**Instructions to follow**
Output the data word for word, dropping every image.

**Given data**
---------------
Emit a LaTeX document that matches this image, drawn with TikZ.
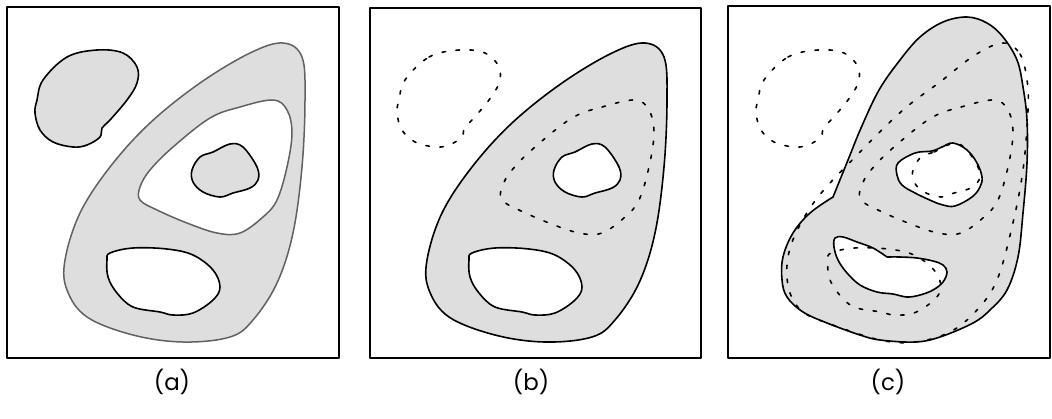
\documentclass[tikz,border=0pt]{standalone}
\usepackage{fontspec}
\setmainfont{Poppins}
\usepackage{tikz}

% outlines shared by the three panels
\newcommand{\topblob}{plot[smooth cycle,tension=0.6] coordinates {(43,80) (67,57) (97,50) (123,53) (137,67) (137,83) (127,100) (110,120) (102,128) (100,137) (87,145) (73,147) (53,142) (40,130) (35,113) (37,100)}}
\newcommand{\teardrop}{plot[smooth cycle,tension=0.6] coordinates {(283,43) (302,57) (305,100) (302,167) (293,233) (277,283) (253,320) (230,337) (183,342) (133,335) (87,317) (67,290) (65,260) (80,213) (110,167) (150,123) (200,83) (250,53)}}
\newcommand{\innerloop}{plot[smooth cycle,tension=0.6] coordinates {(210,118) (240,107) (273,100) (287,110) (292,133) (287,167) (277,200) (263,217) (240,233) (217,233) (187,223) (157,210) (140,200) (140,187) (150,170) (173,147)}}
\newcommand{\knob}{plot[smooth cycle,tension=0.6] coordinates {(200,157) (213,152) (230,144) (243,147) (257,167) (258,180) (250,188) (233,193) (220,197) (203,192) (193,182) (192,170)}}
\newcommand{\lowerhole}{plot[smooth cycle,tension=0.6] coordinates {(110,253) (133,248) (167,249) (193,255) (213,270) (220,287) (213,300) (193,313) (173,315) (160,312) (133,307) (117,293) (108,277) (107,260)}}

\begin{document}
\begin{tikzpicture}[line cap=round,line join=round,x=1bp,y=-1bp,
    frame/.style={line width=1.6bp},
    solid line/.style={line width=1.6bp,draw=black},
    grey line/.style={line width=1.5bp,draw=black!62},
    ghost/.style={line width=1.6bp,draw=black,dash pattern=on 3.5bp off 10.5bp},
    label/.style={font=\fontsize{23}{26}\selectfont}]
\useasboundingbox (0,0) rectangle (1052,418);
%%%% panel a
\draw[frame] (7,7) rectangle (339,358);
\filldraw[grey line,fill=black!13] \teardrop;%outer
\filldraw[grey line,fill=white] \innerloop;%ring hole
\filldraw[solid line,fill=black!13] \knob;
\filldraw[solid line,fill=white] \lowerhole;
\filldraw[solid line,fill=black!13] \topblob;
%%%% panel b
\draw[frame] (370,8) rectangle (701,358);
\begin{scope}[shift={(362,0)}]
\filldraw[solid line,fill=black!13] \teardrop;
\draw[ghost] \innerloop;
\filldraw[solid line,fill=white] \knob;%now a hole
\filldraw[solid line,fill=white] \lowerhole;
\draw[ghost] \topblob;
\end{scope}
%%%% panel c
\draw[frame] (728,6) rectangle (1050,358);
% new outer, kinked on the left
\filldraw[solid line,fill=black!13] plot[smooth,tension=0.6] coordinates {(833,197) (848,160) (861,128) (879,90) (900,60) (920,37) (943,22) (967,17) (987,23) (1003,37) (1017,60) (1023,87) (1027,120) (1027,163) (1023,213) (1018,257) (1007,290) (990,310) (973,323) (940,337) (915,342) (880,340) (860,335) (827,323) (803,312) (787,297) (782,280) (783,257) (793,233) (810,213) (833,197)} -- cycle;
% new holes
\filldraw[solid line,fill=white] plot[smooth cycle,tension=0.6] coordinates {(898,163) (915,153) (932,151) (942,147) (953,143) (967,150) (977,163) (982,177) (980,187) (972,197) (955,206) (943,205) (932,201) (915,193) (902,185) (897,175)};
\filldraw[solid line,fill=white] plot[smooth,tension=0.6] coordinates {(887,257) (900,257) (917,258) (933,261) (943,265) (947,272) (943,282) (933,290) (920,295) (907,297) (893,294) (877,292) (860,285) (847,273) (838,260) (834,247) (835,238) (843,237) (857,242) (873,248) (887,257)} -- cycle;
% old outlines, dashed
\draw[ghost] plot[smooth cycle,tension=0.6] coordinates {(1003,43) (1020,54) (1027,80) (1028,110) (1023,170) (1012,227) (997,280) (977,310) (950,332) (915,342) (880,340) (830,324) (803,312) (790,293) (787,265) (795,235) (818,197) (860,152) (903,110) (940,82) (975,55)};
\begin{scope}[shift={(721,0)}]
\draw[ghost] \innerloop;
\draw[ghost] \knob;
\draw[ghost] \lowerhole;
\draw[ghost] \topblob;
\end{scope}
%labels
\node[label] at (172,382) (la) {(a)};
\node[label] at (531,382) (lb) {(b)};
\node[label] at (888,382) (lc) {(c)};
\end{tikzpicture}
\end{document}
---------------
**Result of this exercise**
Emit a LaTeX document that matches this image, drawn with TikZ.
\documentclass[tikz,border=0pt]{standalone}
\usepackage{fontspec}
\setmainfont{Poppins}
\usepackage{tikz}

% outlines shared by the three panels
\newcommand{\topblob}{plot[smooth cycle,tension=0.6] coordinates {(43,80) (67,57) (97,50) (123,53) (137,67) (137,83) (127,100) (110,120) (102,128) (100,137) (87,145) (73,147) (53,142) (40,130) (35,113) (37,100)}}
\newcommand{\teardrop}{plot[smooth cycle,tension=0.6] coordinates {(283,43) (302,57) (305,100) (302,167) (293,233) (277,283) (253,320) (230,337) (183,342) (133,335) (87,317) (67,290) (65,260) (80,213) (110,167) (150,123) (200,83) (250,53)}}
\newcommand{\innerloop}{plot[smooth cycle,tension=0.6] coordinates {(210,118) (240,107) (273,100) (287,110) (292,133) (287,167) (277,200) (263,217) (240,233) (217,233) (187,223) (157,210) (140,200) (140,187) (150,170) (173,147)}}
\newcommand{\knob}{plot[smooth cycle,tension=0.6] coordinates {(200,157) (213,152) (230,144) (243,147) (257,167) (258,180) (250,188) (233,193) (220,197) (203,192) (193,182) (192,170)}}
\newcommand{\lowerhole}{plot[smooth cycle,tension=0.6] coordinates {(110,253) (133,248) (167,249) (193,255) (213,270) (220,287) (213,300) (193,313) (173,315) (160,312) (133,307) (117,293) (108,277) (107,260)}}

\begin{document}
\begin{tikzpicture}[line cap=round,line join=round,x=1bp,y=-1bp,
    frame/.style={line width=1.6bp},
    solid line/.style={line width=1.6bp,draw=black},
    grey line/.style={line width=1.5bp,draw=black!62},
    ghost/.style={line width=1.6bp,draw=black,dash pattern=on 3.5bp off 10.5bp},
    label/.style={font=\fontsize{23}{26}\selectfont}]
\useasboundingbox (0,0) rectangle (1052,418);
%%%% panel a
\draw[frame] (7,7) rectangle (339,358);
\filldraw[grey line,fill=black!13] \teardrop;%outer
\filldraw[grey line,fill=white] \innerloop;%ring hole
\filldraw[solid line,fill=black!13] \knob;
\filldraw[solid line,fill=white] \lowerhole;
\filldraw[solid line,fill=black!13] \topblob;
%%%% panel b
\draw[frame] (370,8) rectangle (701,358);
\begin{scope}[shift={(362,0)}]
\filldraw[solid line,fill=black!13] \teardrop;
\draw[ghost] \innerloop;
\filldraw[solid line,fill=white] \knob;%now a hole
\filldraw[solid line,fill=white] \lowerhole;
\draw[ghost] \topblob;
\end{scope}
%%%% panel c
\draw[frame] (728,6) rectangle (1050,358);
% new outer, kinked on the left
\filldraw[solid line,fill=black!13] plot[smooth,tension=0.6] coordinates {(833,197) (848,160) (861,128) (879,90) (900,60) (920,37) (943,22) (967,17) (987,23) (1003,37) (1017,60) (1023,87) (1027,120) (1027,163) (1023,213) (1018,257) (1007,290) (990,310) (973,323) (940,337) (915,342) (880,340) (860,335) (827,323) (803,312) (787,297) (782,280) (783,257) (793,233) (810,213) (833,197)} -- cycle;
% new holes
\filldraw[solid line,fill=white] plot[smooth cycle,tension=0.6] coordinates {(898,163) (915,153) (932,151) (942,147) (953,143) (967,150) (977,163) (982,177) (980,187) (972,197) (955,206) (943,205) (932,201) (915,193) (902,185) (897,175)};
\filldraw[solid line,fill=white] plot[smooth,tension=0.6] coordinates {(887,257) (900,257) (917,258) (933,261) (943,265) (947,272) (943,282) (933,290) (920,295) (907,297) (893,294) (877,292) (860,285) (847,273) (838,260) (834,247) (835,238) (843,237) (857,242) (873,248) (887,257)} -- cycle;
% old outlines, dashed
\draw[ghost] plot[smooth cycle,tension=0.6] coordinates {(1003,43) (1020,54) (1027,80) (1028,110) (1023,170) (1012,227) (997,280) (977,310) (950,332) (915,342) (880,340) (830,324) (803,312) (790,293) (787,265) (795,235) (818,197) (860,152) (903,110) (940,82) (975,55)};
\begin{scope}[shift={(721,0)}]
\draw[ghost] \innerloop;
\draw[ghost] \knob;
\draw[ghost] \lowerhole;
\draw[ghost] \topblob;
\end{scope}
%labels
\node[label] at (172,382) (la) {(a)};
\node[label] at (531,382) (lb) {(b)};
\node[label] at (888,382) (lc) {(c)};
\end{tikzpicture}
\end{document}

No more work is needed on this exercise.